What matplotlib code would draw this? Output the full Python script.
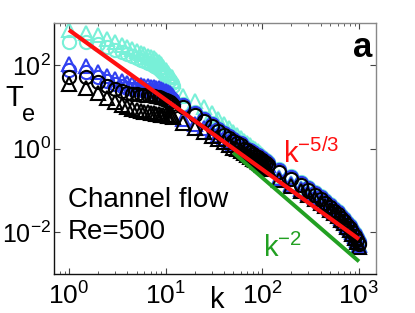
import matplotlib
matplotlib.use("Agg")
import matplotlib.pyplot as plt
from matplotlib.ticker import LogLocator, NullLocator, NullFormatter

# ------------------------------------------------------------------
# data (three overlapping box sizes)
# ------------------------------------------------------------------
k = [1, 1.5, 2, 2.5, 3, 3.5, 4, 4.5, 5, 5.5, 6, 6.5, 7, 7.5, 8, 8.5, 9, 9.5,
     10, 10.5, 11, 11.5, 12,
     15, 20, 25, 30, 35, 40, 45, 50, 55, 60, 65, 70, 75, 80, 85, 90, 95,
     100, 105, 110, 115,
     150, 200, 250, 300, 350, 400, 450, 500, 550, 600, 650, 700, 750, 800,
     850, 900, 950, 1000]

cyan_tri = [681, 578, 518, 416, 353, 299, 268, 240, 215, 193, 183, 164, 155,
            147, 132, 118, 106, 89.6, 76.0, 64.5, 54.7, 51.8, 41.6,
            18.0, 13.5, 9.6, 7.0, 5.1, 3.9, 3.1, 2.5, 2.15, 1.83, 1.55,
            1.32, 1.18, 1.056, 0.947, 0.848, 0.760, 0.681, 0.611, 0.548, 0.491,
            0.204, 0.147, 0.112, 0.0896, 0.0720, 0.0578, 0.0490, 0.0394,
            0.0334, 0.0283, 0.0228, 0.0193, 0.0155, 0.0132, 0.0106, 0.00849,
            0.00681, 0.00518]
cyan_circ = [353, 353, 316, 268, 228, 204, 183, 164, 147, 132, 125, 112, 106,
             94.7, 89.6, 80.3, 72.0, 64.5, 57.8, 49.0, 43.9, 37.3, 31.6,
             11.8, 7.6, 5.47, 4.16, 3.16, 2.54, 2.15, 1.83, 1.55, 1.39, 1.18,
             1.056, 0.947, 0.848, 0.760, 0.720, 0.645, 0.611, 0.548, 0.518,
             0.464,
             0.316, 0.215, 0.155, 0.118, 0.0896, 0.0720, 0.0578, 0.0464,
             0.0373, 0.0316, 0.0254, 0.0215, 0.0173, 0.0147, 0.0118, 0.00946,
             0.00760, 0.00611]
blue_tri = [106, 94.7, 68.1, 54.7, 46.4, 41.6, 37.3, 35.3, 33.4, 33.4, 31.6,
            31.6, 29.9, 29.9, 28.3, 28.3, 26.8, 25.4, 24.0, 22.8, 21.5, 19.3,
            17.3,
            5.18, 3.94, 3.16, 2.54, 2.15, 1.83, 1.55, 1.32, 1.18, 1.056, 0.947,
            0.848, 0.760, 0.681, 0.645, 0.579, 0.548, 0.491, 0.464, 0.439,
            0.394,
            0.193, 0.139, 0.106, 0.0848, 0.0681, 0.0547, 0.0464, 0.0373,
            0.0316, 0.0268, 0.0215, 0.0183, 0.0147, 0.0125, 0.0100, 0.00803,
            0.00645, 0.00490]
blue_circ = [76.0, 68.1, 51.8, 41.6, 35.3, 31.6, 28.3, 26.8, 26.8, 25.4, 25.4,
             25.4, 24.0, 24.0, 22.8, 22.8, 21.5, 20.4, 19.3, 18.3, 17.3, 15.5,
             13.9,
             11.2, 7.2, 5.18, 3.94, 2.99, 2.40, 2.04, 1.73, 1.47, 1.32, 1.116,
             1.0, 0.896, 0.803, 0.720, 0.681, 0.611, 0.579, 0.518, 0.491,
             0.439,
             0.299, 0.204, 0.147, 0.112, 0.0848, 0.0681, 0.0547, 0.0439,
             0.0353, 0.0299, 0.0240, 0.0204, 0.0164, 0.0139, 0.0112, 0.00896,
             0.00720, 0.00578]
black_circ = [51.8, 51.8, 39.4, 31.6, 26.8, 24.0, 21.5, 20.4, 20.4, 19.3, 19.3,
              19.3, 18.3, 18.3, 17.3, 17.3, 16.4, 15.5, 14.7, 13.9, 13.2,
              11.8, 10.6,
              10.0, 6.45, 4.64, 3.53, 2.68, 2.15, 1.83, 1.55, 1.32, 1.18, 1.00,
              0.896, 0.803, 0.720, 0.645, 0.611, 0.548, 0.518, 0.464, 0.439,
              0.394,
              0.268, 0.183, 0.132, 0.100, 0.0760, 0.0611, 0.0490, 0.0394,
              0.0316, 0.0268, 0.0215, 0.0183, 0.0147, 0.0125, 0.0100, 0.00803,
              0.00645, 0.00518]
black_tri = [35.3, 28.3, 21.5, 16.4, 13.2, 11.2, 10.0, 8.96, 8.48, 8.03, 7.60,
             7.60, 7.20, 7.20, 6.81, 6.81, 6.45, 6.45, 6.45, 6.11, 6.11, 6.11,
             5.78,
             4.16, 3.16, 2.54, 2.04, 1.73, 1.47, 1.245, 1.056, 0.947, 0.848,
             0.760, 0.681, 0.611, 0.548, 0.518, 0.464, 0.439, 0.394, 0.373,
             0.353, 0.316,
             0.173, 0.125, 0.0946, 0.0760, 0.0611, 0.0490, 0.0416, 0.0334,
             0.0283, 0.0240, 0.0193, 0.0164, 0.0132, 0.0112, 0.00896, 0.00720,
             0.00578, 0.00439]

# power-law guide lines
red_k = [1, 1000]
red_T = [680, 0.0068]
green_k = [50, 1000]
green_T = [0.8, 0.002]

x_ticks = [1, 10, 100, 1000]
y_ticks = [1e-2, 1, 1e2]

CYAN = "#78F0D8"
BLUE = "#3040F0"
RED = "#FF1010"
GREEN = "#22A022"

plt.rcParams.update({
    "font.family": ["Liberation Sans", "DejaVu Sans"],
    "mathtext.fontset": "custom",
    "mathtext.rm": "Liberation Sans",
    "mathtext.it": "Liberation Sans:italic",
    "mathtext.bf": "Liberation Sans:bold",
})

fig = plt.figure(figsize=(4.15, 3.13), dpi=100)
ax = fig.add_axes([54 / 415, 39 / 313, 322 / 415, 251 / 313])

mk = dict(linestyle="none", markerfacecolor="none", markeredgewidth=1.5)
series = [
    (cyan_circ, CYAN, "o", 9.5),
    (cyan_tri, CYAN, "^", 10.5),
    (blue_circ, BLUE, "o", 9.5),
    (blue_tri, BLUE, "^", 10.5),
    (black_circ, "black", "o", 9.5),
    (black_tri, "black", "^", 10.5),
]
for vals, col, m, ms in series:
    ax.plot(k, vals, marker=m, markersize=ms, markeredgecolor=col, zorder=2, **mk)

ax.plot(green_k, green_T, color=GREEN, linewidth=2.8, zorder=3,
        solid_capstyle="butt")
ax.plot(red_k, red_T, color=RED, linewidth=3.0, zorder=4,
        solid_capstyle="butt")

ax.set_xscale("log")
ax.set_yscale("log")
ax.set_xlim(0.7, 1500)
ax.set_ylim(1e-3, 1e3)
ax.set_xticks(x_ticks)
ax.set_yticks(y_ticks)
ax.yaxis.set_minor_locator(NullLocator())
ax.xaxis.set_minor_locator(LogLocator(base=10, subs=range(2, 10), numticks=20))
ax.xaxis.set_minor_formatter(NullFormatter())

ax.tick_params(which="both", direction="in", top=True, right=True,
               color="#444444")
ax.tick_params(axis="x", labelsize=19, pad=6)
ax.tick_params(axis="y", labelsize=18, pad=2)
ax.tick_params(which="major", length=4, width=0.8)
ax.tick_params(which="minor", length=2, width=0.6)

for side in ["left", "bottom"]:
    ax.spines[side].set_color("#111111")
for side in ["top", "right"]:
    ax.spines[side].set_color("#888888")
for sp in ax.spines.values():
    sp.set_linewidth(1.0)

ax.text(0.0435, 0.267, "Channel flow", transform=ax.transAxes,
        fontsize=20, va="baseline", ha="left")
ax.text(0.0435, 0.139, "Re=500", transform=ax.transAxes,
        fontsize=20, va="baseline", ha="left")
ax.text(0.711, 0.442, r"k$^{-5/3}$", transform=ax.transAxes,
        fontsize=21, va="baseline", ha="left", color=RED)
ax.text(0.649, 0.068, r"k$^{-2}$", transform=ax.transAxes,
        fontsize=21, va="baseline", ha="left", color=GREEN)
ax.text(0.988, 0.865, "a", transform=ax.transAxes, fontsize=25,
        fontweight="bold", va="baseline", ha="right")

fig.text(5 / 415, 1 - 106 / 313, "T", fontsize=21, va="baseline", ha="left")
fig.text(22 / 415, 1 - 121 / 313, "e", fontsize=17, va="baseline", ha="left")
fig.text(210 / 415, 1 - 308 / 313, "k", fontsize=21, va="baseline", ha="left")

fig.savefig("out.png", dpi=100, facecolor="white")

■ ■ ■ ■ ■

What is required: Every line from the top of the material above through the line with "from matplotlib.ticker import" should be duplicated exactly, please; leave out the pictures.

Result below:
What matplotlib code would draw this? Output the full Python script.
import matplotlib
matplotlib.use("Agg")
import matplotlib.pyplot as plt
from matplotlib.ticker import LogLocator, NullLocator, NullFormatter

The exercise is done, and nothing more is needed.